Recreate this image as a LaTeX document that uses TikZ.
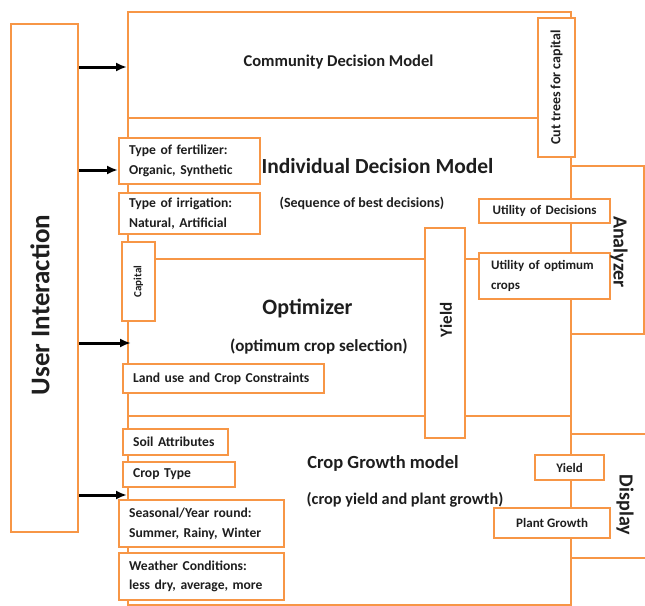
\documentclass[tikz,border=0pt]{standalone}
\usepackage{fontspec}
\setmainfont{Carlito}
\usetikzlibrary{arrows.meta}
\definecolor{frameorange}{RGB}{247,150,70}
\definecolor{inktext}{RGB}{30,30,30}
\begin{document}
\begin{tikzpicture}[x=1pt,y=-1pt,
  frame/.style={draw=frameorange, line width=2.2pt, fill=white, inner sep=0pt, anchor=north west},
  tagbox/.style={frame, align=left, inner xsep=10pt, inner ysep=0pt, text=inktext,
    font=\bfseries\fontsize{13.6}{19.5}\selectfont},
  ctrbox/.style={frame, align=center, text=inktext, font=\bfseries\fontsize{13}{16}\selectfont},
  heading/.style={inner sep=0pt, text=inktext, font=\bfseries\fontsize{#1}{#1}\selectfont},
  heading/.default=14,
  arrow/.style={draw=black, line width=3pt, -{Latex[length=11pt,width=9pt]}}
]
\useasboundingbox (0,0) rectangle (645,605);

% model layers
\node[frame, minimum width=443pt, minimum height=106pt] (community)  at (127,11)  {};
\node[frame, minimum width=443pt, minimum height=141pt] (individual) at (127,117) {};
\node[frame, minimum width=443pt, minimum height=157pt] (optimizer)  at (127,258) {};
\node[frame, minimum width=443pt, minimum height=189pt] (growth)     at (127,415) {};

% side panels
\node[frame, minimum width=73pt, minimum height=168pt] (analyzer) at (570,165) {};
\node[frame, minimum width=82pt, minimum height=124pt] (display)  at (570,433) {};
\node[frame, minimum width=67pt, minimum height=508pt] (ui)       at (10,23)   {};

% vertical boxes
\node[frame, anchor=center, rotate=90, minimum width=139pt, minimum height=37pt,
      text=inktext, font=\bfseries\fontsize{14}{14}\selectfont] (cut) at (556.5,87.5) {Cut trees for capital};
\node[frame, anchor=center, rotate=90, minimum width=79pt, minimum height=33pt,
      text=inktext, font=\bfseries\fontsize{11}{11}\selectfont] (capital) at (138.5,281.5) {Capital};
\node[frame, anchor=center, rotate=90, minimum width=210pt, minimum height=40pt] (yieldbox) at (445,333) {};

% inputs on the left
\node[tagbox, minimum height=46pt, text width=121pt] (fert)     at (118,137) {Type of fertilizer:\\Organic, Synthetic};
\node[tagbox, minimum height=41pt, text width=121pt] (irr)      at (118,192) {Type of irrigation:\\Natural, Artificial};
\node[tagbox, minimum height=29pt, text width=181pt] (land)     at (122,363) {Land use and Crop Constraints};
\node[tagbox, minimum height=26pt, text width=85pt]  (soil)     at (122,428) {Soil Attributes};
\node[tagbox, minimum height=25pt, text width=92pt]  (croptype) at (122,461) {Crop Type};
\node[tagbox, minimum height=47pt, text width=145pt] (seasonal) at (118,499) {Seasonal/Year round:\\Summer, Rainy, Winter};
\node[tagbox, minimum height=47pt, text width=145pt] (weather)  at (118,552) {Weather Conditions:\\less dry, average, more};

% outputs on the right
\node[tagbox, align=center, minimum height=24pt, text width=111pt,
      font=\bfseries\fontsize{13}{16}\selectfont] (utildec) at (478,198) {Utility of Decisions};
\node[tagbox, inner xsep=12pt, minimum height=46pt, text width=107pt,
      font=\bfseries\fontsize{13}{19.5}\selectfont] (utilopt) at (478,252) {Utility of optimum\\crops};
\node[ctrbox, minimum width=69pt, minimum height=25pt]  (yieldout) at (534,454) {Yield};
\node[ctrbox, minimum width=116pt, minimum height=30pt] (plant)    at (493,507) {Plant Growth};

% titles
\node[heading=16.5] (commtxt) at (338.5,62) {Community Decision Model};
\node[heading=21.5] (indtxt)  at (377.5,166) {Individual Decision Model};
\node[heading=14]   (seqtxt)  at (362,203) {(Sequence of best decisions)};
\node[heading=22]   (opttxt)  at (307.5,308) {Optimizer};
\node[heading=17]   (optsub)  at (319,347) {(optimum crop selection)};
\node[heading=18.5] (growtxt) at (383,463) {Crop Growth model};
\node[heading=16.3] (growsub) at (405,500) {(crop yield and plant growth)};
\node[heading=27, rotate=90]  (uitxt)    at (40,305)  {User Interaction};
\node[heading=20, rotate=-90] (anatxt)   at (619,252) {Analyzer};
\node[heading=20, rotate=-90] (distxt)   at (625,505) {Display};
\node[heading=17, rotate=90]  (yieldtxt) at (446,320) {Yield};

% user interaction feeds
\coordinate (in1) at (127,67);
\coordinate (in2) at (118,170);
\coordinate (in3) at (131,343);
\coordinate (in4) at (127,495);
\draw[arrow] (ui.east |- in1) -- (in1);
\draw[arrow] (ui.east |- in2) -- (in2);
\draw[arrow] (ui.east |- in3) -- (in3);
\draw[arrow] (ui.east |- in4) -- (in4);
\end{tikzpicture}
\end{document}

_Given task:_ Print, exactly as written, the lines above from the first one to the one containing "(0,0) rectangle (645,605);". Leave out pictures.

_The solution:_
Recreate this image as a LaTeX document that uses TikZ.
\documentclass[tikz,border=0pt]{standalone}
\usepackage{fontspec}
\setmainfont{Carlito}
\usetikzlibrary{arrows.meta}
\definecolor{frameorange}{RGB}{247,150,70}
\definecolor{inktext}{RGB}{30,30,30}
\begin{document}
\begin{tikzpicture}[x=1pt,y=-1pt,
  frame/.style={draw=frameorange, line width=2.2pt, fill=white, inner sep=0pt, anchor=north west},
  tagbox/.style={frame, align=left, inner xsep=10pt, inner ysep=0pt, text=inktext,
    font=\bfseries\fontsize{13.6}{19.5}\selectfont},
  ctrbox/.style={frame, align=center, text=inktext, font=\bfseries\fontsize{13}{16}\selectfont},
  heading/.style={inner sep=0pt, text=inktext, font=\bfseries\fontsize{#1}{#1}\selectfont},
  heading/.default=14,
  arrow/.style={draw=black, line width=3pt, -{Latex[length=11pt,width=9pt]}}
]
\useasboundingbox (0,0) rectangle (645,605);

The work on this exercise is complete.